◆ STATED GOAL
Without the pictures, return all of the material exactly as written.

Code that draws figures
## Begin
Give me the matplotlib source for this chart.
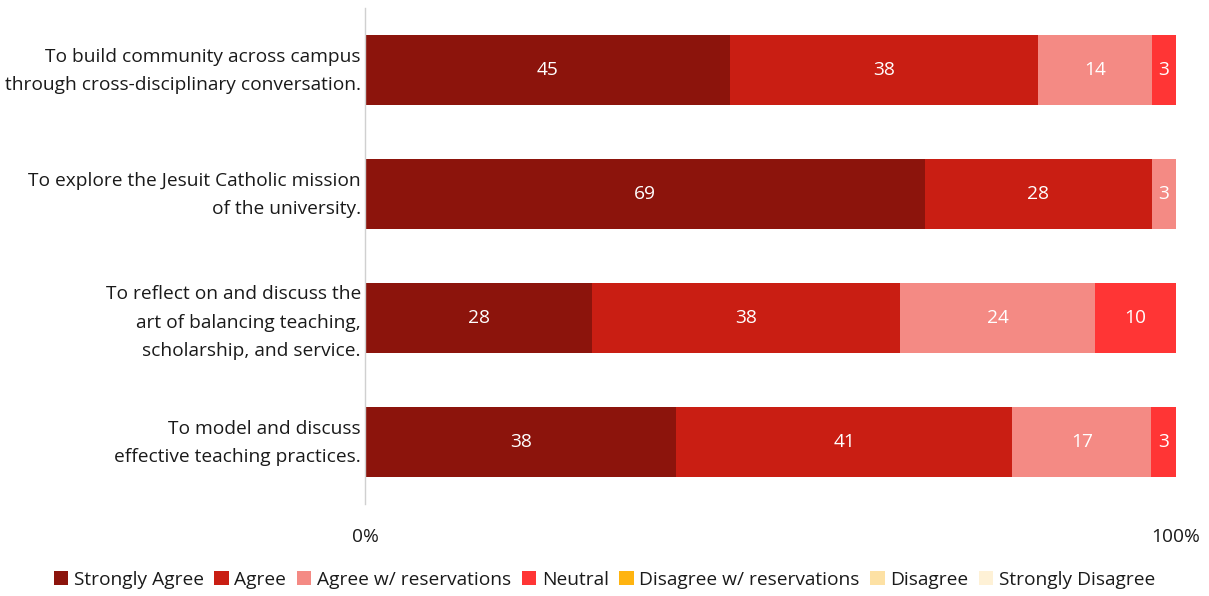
import matplotlib.pyplot as plt
import matplotlib.transforms as mtransforms
import numpy as np

plt.rcParams['font.family'] = ['Open Sans', 'DejaVu Sans']

statements = [
    "To build community across campus\nthrough cross-disciplinary conversation.",
    "To explore the Jesuit Catholic mission\nof the university.",
    "To reflect on and discuss the\nart of balancing teaching,\nscholarship, and service.",
    "To model and discuss\neffective teaching practices.",
]
responses = ["Strongly Agree", "Agree", "Agree w/ reservations", "Neutral",
             "Disagree w/ reservations", "Disagree", "Strongly Disagree"]
strongly_agree = [45, 69, 28, 38]
agree = [38, 28, 38, 41]
agree_res = [14, 3, 24, 17]
neutral = [3, 0, 10, 3]
disagree_res = [0, 0, 0, 0]
disagree = [0, 0, 0, 0]
strongly_disagree = [0, 0, 0, 0]
colors = ["#8C140C", "#C91E13", "#F48A84", "#FF3535",
          "#FFB410", "#FDE1A4", "#FEF1D6"]
xtick_labels = ["0%", "100%"]

series = np.array([strongly_agree, agree, agree_res, neutral,
                   disagree_res, disagree, strongly_disagree], dtype=float)
shares = series / series.sum(axis=0)

FS = 13.8
fig = plt.figure(figsize=(12.09, 5.96), dpi=100)
ax = fig.add_axes([365 / 1209, 92 / 596, 811 / 1209, 496 / 596])

y = np.arange(len(statements))
left = np.zeros(len(statements))
for name, vals, raw, col in zip(responses, shares, series, colors):
    ax.barh(y, vals, left=left, height=0.57, color=col, label=name,
            linewidth=0)
    for yi, (l, v, r) in enumerate(zip(left, vals, raw)):
        if r > 0:
            ax.text(l + v / 2, yi, f"{int(r)}", ha="center", va="center",
                    color="white", fontsize=FS)
    left += vals

ax.set_ylim(len(statements) - 0.5, -0.5)
ax.set_xlim(0, 1)
ax.set_yticks(y)
ax.set_yticklabels(statements, fontsize=FS, color="#1A1A1A", linespacing=1.72)
ax.tick_params(axis="y", length=0, pad=3)
# nudge the wrapped category labels so their block sits on the bar centre
for lbl in ax.get_yticklabels():
    lines = lbl.get_text().count("\n") + 1
    dy = 6 if lines == 2 else 2.5
    lbl.set_transform(lbl.get_transform() +
                      mtransforms.ScaledTranslation(0, dy / 100, fig.dpi_scale_trans))
ax.set_xticks([0, 1])
ax.set_xticklabels(xtick_labels, fontsize=FS, color="#1A1A1A")
ax.tick_params(axis="x", length=0, pad=17)
for s in ["top", "right", "bottom"]:
    ax.spines[s].set_visible(False)
ax.spines["left"].set_color("#D0D0D0")
ax.spines["left"].set_linewidth(1)

fig.legend(loc="center", bbox_to_anchor=(0.5, 16 / 596), ncol=7,
           frameon=False, fontsize=FS, handlelength=0.75, handleheight=0.75,
           handletextpad=0.3, columnspacing=0.55, labelcolor="#1A1A1A")

fig.savefig("out.png", dpi=100)
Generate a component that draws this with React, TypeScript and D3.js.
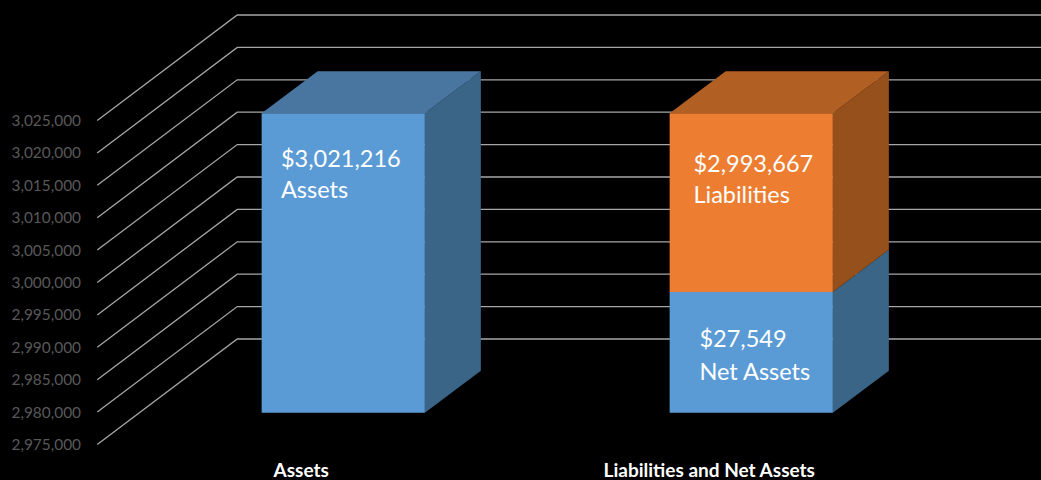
## End
◆ THE SOLUTION
Give me the matplotlib source for this chart.
import matplotlib.pyplot as plt
import matplotlib.transforms as mtransforms
import numpy as np

plt.rcParams['font.family'] = ['Open Sans', 'DejaVu Sans']

statements = [
    "To build community across campus\nthrough cross-disciplinary conversation.",
    "To explore the Jesuit Catholic mission\nof the university.",
    "To reflect on and discuss the\nart of balancing teaching,\nscholarship, and service.",
    "To model and discuss\neffective teaching practices.",
]
responses = ["Strongly Agree", "Agree", "Agree w/ reservations", "Neutral",
             "Disagree w/ reservations", "Disagree", "Strongly Disagree"]
strongly_agree = [45, 69, 28, 38]
agree = [38, 28, 38, 41]
agree_res = [14, 3, 24, 17]
neutral = [3, 0, 10, 3]
disagree_res = [0, 0, 0, 0]
disagree = [0, 0, 0, 0]
strongly_disagree = [0, 0, 0, 0]
colors = ["#8C140C", "#C91E13", "#F48A84", "#FF3535",
          "#FFB410", "#FDE1A4", "#FEF1D6"]
xtick_labels = ["0%", "100%"]

series = np.array([strongly_agree, agree, agree_res, neutral,
                   disagree_res, disagree, strongly_disagree], dtype=float)
shares = series / series.sum(axis=0)

FS = 13.8
fig = plt.figure(figsize=(12.09, 5.96), dpi=100)
ax = fig.add_axes([365 / 1209, 92 / 596, 811 / 1209, 496 / 596])

y = np.arange(len(statements))
left = np.zeros(len(statements))
for name, vals, raw, col in zip(responses, shares, series, colors):
    ax.barh(y, vals, left=left, height=0.57, color=col, label=name,
            linewidth=0)
    for yi, (l, v, r) in enumerate(zip(left, vals, raw)):
        if r > 0:
            ax.text(l + v / 2, yi, f"{int(r)}", ha="center", va="center",
                    color="white", fontsize=FS)
    left += vals

ax.set_ylim(len(statements) - 0.5, -0.5)
ax.set_xlim(0, 1)
ax.set_yticks(y)
ax.set_yticklabels(statements, fontsize=FS, color="#1A1A1A", linespacing=1.72)
ax.tick_params(axis="y", length=0, pad=3)
# nudge the wrapped category labels so their block sits on the bar centre
for lbl in ax.get_yticklabels():
    lines = lbl.get_text().count("\n") + 1
    dy = 6 if lines == 2 else 2.5
    lbl.set_transform(lbl.get_transform() +
                      mtransforms.ScaledTranslation(0, dy / 100, fig.dpi_scale_trans))
ax.set_xticks([0, 1])
ax.set_xticklabels(xtick_labels, fontsize=FS, color="#1A1A1A")
ax.tick_params(axis="x", length=0, pad=17)
for s in ["top", "right", "bottom"]:
    ax.spines[s].set_visible(False)
ax.spines["left"].set_color("#D0D0D0")
ax.spines["left"].set_linewidth(1)

fig.legend(loc="center", bbox_to_anchor=(0.5, 16 / 596), ncol=7,
           frameon=False, fontsize=FS, handlelength=0.75, handleheight=0.75,
           handletextpad=0.3, columnspacing=0.55, labelcolor="#1A1A1A")

fig.savefig("out.png", dpi=100)
Generate a component that draws this with React, TypeScript and D3.js.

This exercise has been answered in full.